Why do we care so much about animals?

I found myself wondering about this question as the tears flowed down my cheeks one cloudy, Friday morning.

I'll set the scene for you briefly. It had been a hot, hot week here in the UK. In fact, record-breakingly so - it hit 39degrees C (102F) here in London earlier that week, which is hot for here.

I woke up that Friday morning feeling grateful for the cooler temperature, and hoping for a calm end to the week.

My mum and I went outside for her to show me where to pour the ant-powder if we get a problem with the ants, as they come out in full force this time of year and especially so when it's very hot. She was going to be going away with my dad, so I had to be on top of any emerging ant situation.

And then…

She cried out, startled, as she noticed a pigeon right there on the concrete path outside the conservatory. It was still. Very still. It moved its head in our direction, obviously injured, distressed and probably exhausted.

Both my mum and I are highly sensitive, and we felt its pain. Hmm. There was another time when a baby bird had lost it's mummy-bird; we had called the RSPCA and they had come to collect it. It had all been OK.

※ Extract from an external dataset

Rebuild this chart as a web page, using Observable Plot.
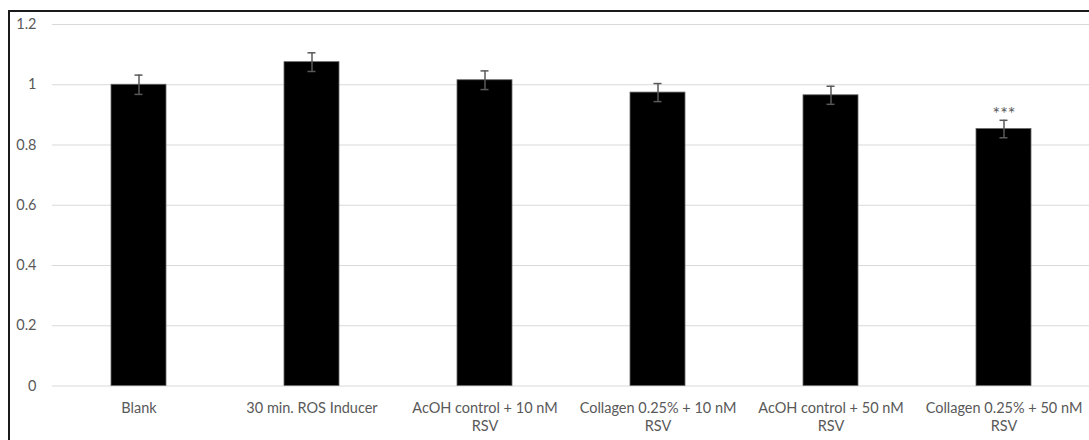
<!DOCTYPE html>
<html>
<head>
<meta charset="utf-8">
<script src="https://cdn.jsdelivr.net/npm/d3@7"></script>
<script src="https://cdn.jsdelivr.net/npm/@observablehq/plot@0.6"></script>
<style>
  html, body { margin: 0; padding: 0; background: #fff; overflow: hidden; }
  #frame { position: absolute; left: 8px; top: 10px; width: 1200px; height: 600px; border: 2px solid #1a1a1a; box-sizing: border-box; }
  #chart { position: absolute; left: 0; top: 0; }
</style>
</head>
<body>
<div id="frame"></div>
<div id="chart"></div>
<script>
const categories = [
  "Blank",
  "30 min. ROS Inducer",
  "AcOH control + 10 nM\nRSV",
  "Collagen 0.25% + 10 nM\nRSV",
  "AcOH control + 50 nM\nRSV",
  "Collagen 0.25% + 50 nM\nRSV"
];
const values = [1.0, 1.075, 1.015, 0.974, 0.965, 0.853];
const errors = [0.032, 0.031, 0.031, 0.030, 0.030, 0.029];
const significance = ["", "", "", "", "", "***"];
const yTicks = [0, 0.2, 0.4, 0.6, 0.8, 1, 1.2];

const data = categories.map((c, i) => ({
  category: c, value: values[i], err: errors[i], sig: significance[i]
}));

const font = "Lato, 'Open Sans', sans-serif";
const gray = "#595959";

const chart = Plot.plot({
  width: 1089,
  height: 440,
  marginLeft: 52,
  marginRight: -2,
  marginTop: 24,
  marginBottom: 54.5,
  style: { fontFamily: font, fontSize: "14.5px", color: gray, background: "transparent" },
  x: { domain: categories, paddingInner: 0.68, paddingOuter: 0.34, label: null },
  y: { domain: [0, 1.2], label: null },
  marks: [
    Plot.gridY(yTicks, { stroke: "#d9d9d9", strokeOpacity: 1, strokeWidth: 1.2 }),
    Plot.axisY({ ticks: yTicks, tickSize: 0, tickPadding: 16, tickFormat: d => String(d), fill: gray, fontSize: 14.5, label: null }),
    Plot.axisX({ tickSize: 0, tickPadding: 14, fill: gray, fontSize: 14.5, lineHeight: 1.25, label: null }),
    Plot.barY(data, { x: "category", y: "value", fill: "#000", stroke: "#666", strokeWidth: 0.8 }),
    Plot.ruleX(data, { x: "category", y1: d => d.value - d.err, y2: d => d.value + d.err, stroke: gray, strokeWidth: 1.5 }),
    Plot.tickY(data, { x: "category", y: d => d.value + d.err, stroke: gray, strokeWidth: 1.5, insetLeft: 23.5, insetRight: 23.5 }),
    Plot.tickY(data, { x: "category", y: d => d.value - d.err, stroke: gray, strokeWidth: 1.5, insetLeft: 23.5, insetRight: 23.5 }),
    Plot.text(data, { x: "category", y: d => d.value + d.err, text: "sig", dy: -6, fill: gray, fontSize: 18, letterSpacing: "1px" })
  ]
});
document.getElementById("chart").appendChild(chart);
</script>
</body>
</html>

This time felt different though. The bird wasn't moving a lot at all, even though he (or she) was alive.

I called the number for the RSPCA, whilst trying to read up online about what the best thing to do was in this situation. When I got through to someone, they said to put the pigeon in a box, and someone would come out and collect the bird. I put on a pair of rubber gloves and lifted him (or her) ever so carefully into a shoebox, with some soft-paper folded underneath for some softness.

He didn't really resist much at all. Before this, we'd tried to feed the bird bread, or water. He showed signs of kinda trying to move towards it, but not really.

Anyhow we got it into the box, and I filled up a container of water and tilted it towards the bird, slowly it moved its head, its beak was in the water, and it started drinking... slowly, and then I saw eager gulps. I held the water there until it looked like the pigeon wasn't drinking anymore. I put some small bits of bread, some dry and some a little soggy from water that had spilled out from the container onto the ground.

I watched as it moved its head down, to the side, and rested it. Eyes open.

It was really sad. The bird had died. I felt really emotional, and I can feel tears filling in my eyes as I write this.

My reading online told me that that, after being injured, birds can often die from the shock. It clearly had an injury to its wing and to its leg, because it was completely immobile.

I read that storms and hot weather can be very disorientating for them. I assumed that's what had happened, and perhaps the bird had hit the glass. I couldn't see any visible signs of injury, but then again I couldn't really see under the wing either. It did lean on one leg at one point, and I'm assuming that was it's 'good' leg. The other leg/wing must have been injured.

It just felt sad to watch it die right in front of our very eyes. I feel sad writing about it.

I have observed that us intuitives/HSPs are very caring when it comes to animals. We love cats and dogs, and all sorts of creatures. In fact, it seems that some of us adore animals more so than we do other humans!

I found myself wondering why.

Perhaps their innocence. The fact that they go about their business, they don't do us any harm.

Partly because as empathetic individuals we just really feel a sense of love and care for them. How they can be affectionate and nourishing and keep us company, even if they can't talk.

Pets often become like an adopted member of the family. I've never had a pet myself, but it's easy to see why... this was a pigeon I had barely known for an hour, and I found myself caring for it in it's time of need.

credit: INFJoe / Aaron Caycedo-Kimura

I felt it's pain, it's struggle, it's loneliness and exhaustion. And then I had to watch it silently suffer in its last few moments. With its injury, there was a good chance it could be recovered, even with human intervention. They may well have hd to end its suffering, my mum reminded me as she saw the tears flow from my eyes and down my cheeks.

I haven't really come to a conclusion as to why we care so much about animals, even though I've offered some of my best educated guesses, above.

I guess, as sensitive people, we have a high capacity for empathy & caring just as it is, whether that's for other human beings or other living creatures.

I've seen a few introvert-memes and such that have, half-jokingly described how we love animals and pets more so than other human beings.

What about you?
Are you an animal-lover? Do they bring you joy and love and feelings that you sometimes don't even get when it comes to other human beings?

I'd love to hear about your experiences, and why you think animals are such wonderful, magical creatures and why us INFPs & INFJs care so deeply for them. Feel free to share your thoughts by commenting underneath this tweet.

I don't know where animals, or humans, go when they leave this earth... but I really hope that pigeon has gone somewhere kind, and comforting.